Employees make a different deal. Unlike an investment fund, which can diversity its portfolio to hedge against the risk that some bond issuers will fail, employees can’t diversify their employment portfolio by taking several jobs at once to guard against the chance that one employer might default on its obligations. In return for committing years to an employer, they receive some pay now, and some pay deferred via a pension.

Federal law recognizes that a private pension is sacrosanct, prohibiting employers from reducing pensions after they’ve been earned and establishing a government-guaranteed backup. The California legislature took similar pains to give public pension obligations a special status, even in municipal bankruptcies. Judge Klein’s position is that state law has no weight in federal bankruptcy court, and that Stockton’s pension promises are conditional and unprotected. Given that federal preemption of state law is an established principle, he may be right.

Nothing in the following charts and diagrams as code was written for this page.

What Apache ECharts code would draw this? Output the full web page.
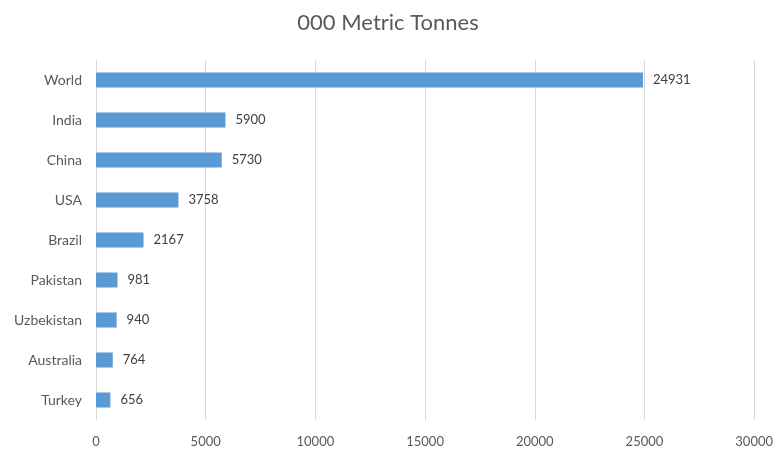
<!DOCTYPE html>
<html><head><meta charset="utf-8">
<script src="https://cdn.jsdelivr.net/npm/echarts@6/dist/echarts.min.js"></script>
<style>html,body{margin:0;padding:0;background:#fff}#c{width:776px;height:450px}</style>
</head><body><div id="c"></div>
<script>
const categories = ["World","India","China","USA","Brazil","Pakistan","Uzbekistan","Australia","Turkey"];
const values = [24931,5900,5730,3758,2167,981,940,764,656];
const titleText = "000 Metric Tonnes";
const xTicks = {min:0, max:30000, interval:5000};
const FONT = "Lato, 'Open Sans', sans-serif";
const chart = echarts.init(document.getElementById('c'));
chart.setOption({
  animation:false,
  title:{text:titleText, left:'center', top:7, textStyle:{fontFamily:FONT, fontSize:22, fontWeight:'normal', color:'#595959'}},
  grid:{left:96, right:19, top:60, bottom:30, containLabel:false},
  xAxis:{type:'value', min:xTicks.min, max:xTicks.max, interval:xTicks.interval,
    axisLine:{show:false}, axisTick:{show:false},
    axisLabel:{fontFamily:FONT, fontSize:13, color:'#595959', margin:15, formatter:v=>String(v)},
    splitLine:{lineStyle:{color:'#d9d9d9', width:1}}},
  yAxis:{type:'category', data:categories, inverse:true,
    axisLine:{show:false}, axisTick:{show:false},
    axisLabel:{fontFamily:FONT, fontSize:14, color:'#595959', margin:14}},
  series:[{type:'bar', data:values, barWidth:15,
    itemStyle:{color:'#5B9BD5'},
    label:{show:true, position:'right', distance:10, fontFamily:FONT, fontSize:13, color:'#404040'}}]
});
</script></body></html>
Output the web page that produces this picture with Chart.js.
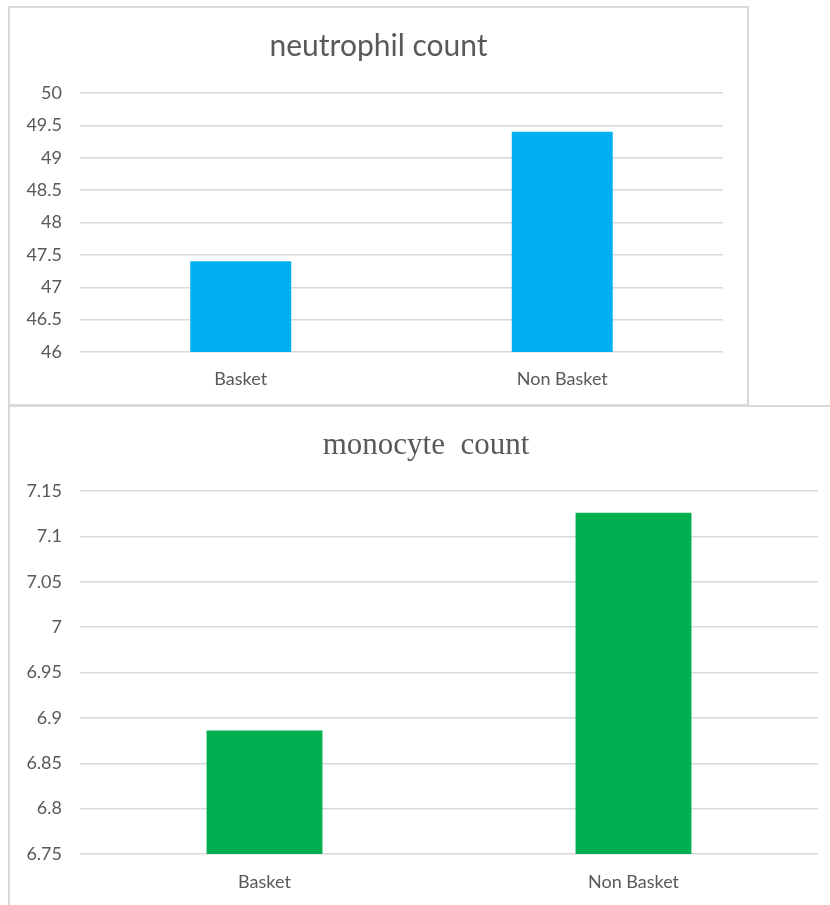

But bankruptcy court is also expected to leave the emerging bankrupt in decent shape to move forward, and it’s hard to see how injecting a new uncertainty into any worker’s expectation of promised pay and benefits makes the residents of Stockton--or any municipality--better off.

The follies of the Stockton case have come in multitudes. The city promised retirement benefits based on presumptions that the glorious 1990s economy would continue into eternity. It borrowed to build lavish downtown amenities that have never paid off. Then it borrowed to refinance its pension debt, based on a nifty sales job by bankers from Lehman Bros. (Remember them?) The pension bonds went sour.

Then the city sought refuge in bankruptcy court. That may have been its worst decision of all. As is well known, in bankruptcy court one can lose all control over one’s destiny. That’s what is happening here, and it’s Stockton’s workers and retirees who certainly will be paying the harshest price.